Audi TT Roadster quattro (2001)
SEE ALSO: Audi Buyer's Guide
by John Heilig
SPECIFICATIONS MODEL: Audi TT Roadster quattro ENGINE: 1.8-liter turbocharged four HORSEPOWER/TORQUE: 225 hp @ 5900 rpm/207 lb-ft @ 2200-5500 rpm TRANSMISSION: Six-speed manual WHEELBASE: 95.6 in. LENGTH x WIDTH x HEIGHT: 159.1 x 73.1 x 53.0 in. STICKER PRICE: $39,450 (base)
I must admit I am one of the many people who loves the look of the Audi TT. Constant readers may recall I compared the coupe version to the old Karmann Ghia, saying the TT holds a similar position relative to the New Beetle.
Now Audi has come out with a Roadster version of the popular TT, and it's a winner. Our tester was the fully loaded 225 hp version with quattro four-wheel drive. It also had one of the Roadster's best features--"catcher's mitt" seats.

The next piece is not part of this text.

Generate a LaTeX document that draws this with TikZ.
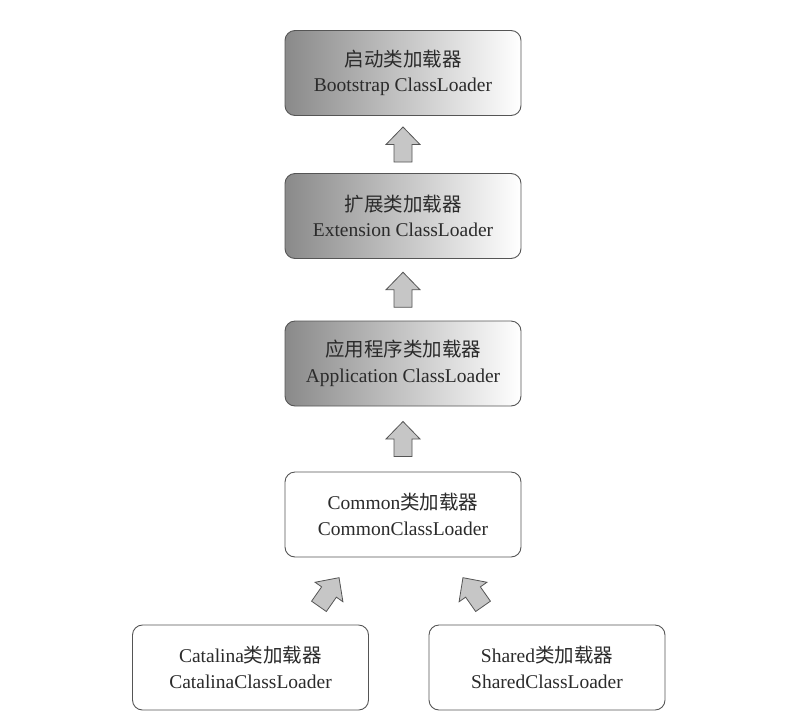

Now Buick advertises that its seats hold you like a catcher's mitt, and they are comfortable. But the Audi TT's leather seats even have the lacing to match; lighter lacing that looks as if it was taken right off a baseball glove. For those of whose youth was consumed by baseball, it's a great touch. But the Audi TT Roadster is far more than just a seat that looks like a catcher's mitt. It's performance, it's style and it's surprising utility. Let me explain.
First, it has the uprated version of the 1.8-liter turbocharged engine that delivers 225horsepower. This is almost too much power for the TT, which is a light car at 3472 pounds. With this engine, 0-60 mph times drop to 6.7 seconds and the quarter mile can be reached in 14.6 seconds. That's impressive performance.
Our tester had a six-speed manual gearbox, which also qualified it as a performance car. This is a nice gearbox with close ratios, so you can shift away to your heart's content and have fun with it.
We took the TT Roadster on a trip to our daughter's in Virginia. This was not a great choice because of the limited luggage capacity. The Coupe only has 8.7 cubic feet of luggage capacity; the Roadster, because of space needed for the top, is down to 6.4 cubic feet. But if you pack intelligently, and use soft-sided luggage, you can store a lot of gear in the Roadster. We also kept the top up, which gave us some more room. It was sort of like the challenge we had in our old MGA, trying to pack for a weekend in a car that had even less luggage space.
The TT Roadster's top can be opened in a single-stage process and is stowed behind the seats. This is great storage area when the top is up. The large rear window of the Roadster is heated to reduce fogging and any ice. With the top down, turbulence is reduced by an electrically retractable glass windbreak that is shaped to follow the contours of two rollover bars mounted behind the seats. These aluminum rollover bars are an integral part of the Roadster's body structure and contribute to its safety. The bars, combined with a strong windshield frame give support to the car in the event of a rollover.
The TT evolved from a concept car, and, to the credit of the designers, it has retained many features of the concept in the production model. Too often, what makes a concept car exciting is lost in the conversion to production. For example, to adjust the heating level, all you have to do is press in the rotary knobs on the dash, which are marked with a ring of illuminated dots, until they pop out again. As the knob is turned to very the heat output, the illuminated dots go on or off in sequence.
Other cockpit details show attention to detail -- the sport steering wheel with its baseball mitt stitching, dashboard instruments with matte surrounds, pedals and stainless steel support for the "dead pedal" are all TT specific designs.
I fell in love with the TT Coupe when it was first introduced. I thought it was a great car design that was enough unlike everything else on the road to not only give it individuality, but panache as well. Other cars have individuality, but I, for one, don't like their overall design.
The TT Roadster retains the great styling of the Coupe, but in a slightly sportier form. While the Roadster may be less practical than the Coupe (which, let's face it, isn't that practical in its own right), it's still a ball to drive and be seen in. What better example of what a sports car should be. The TT isn't for one-car families. So why does it have to be practical?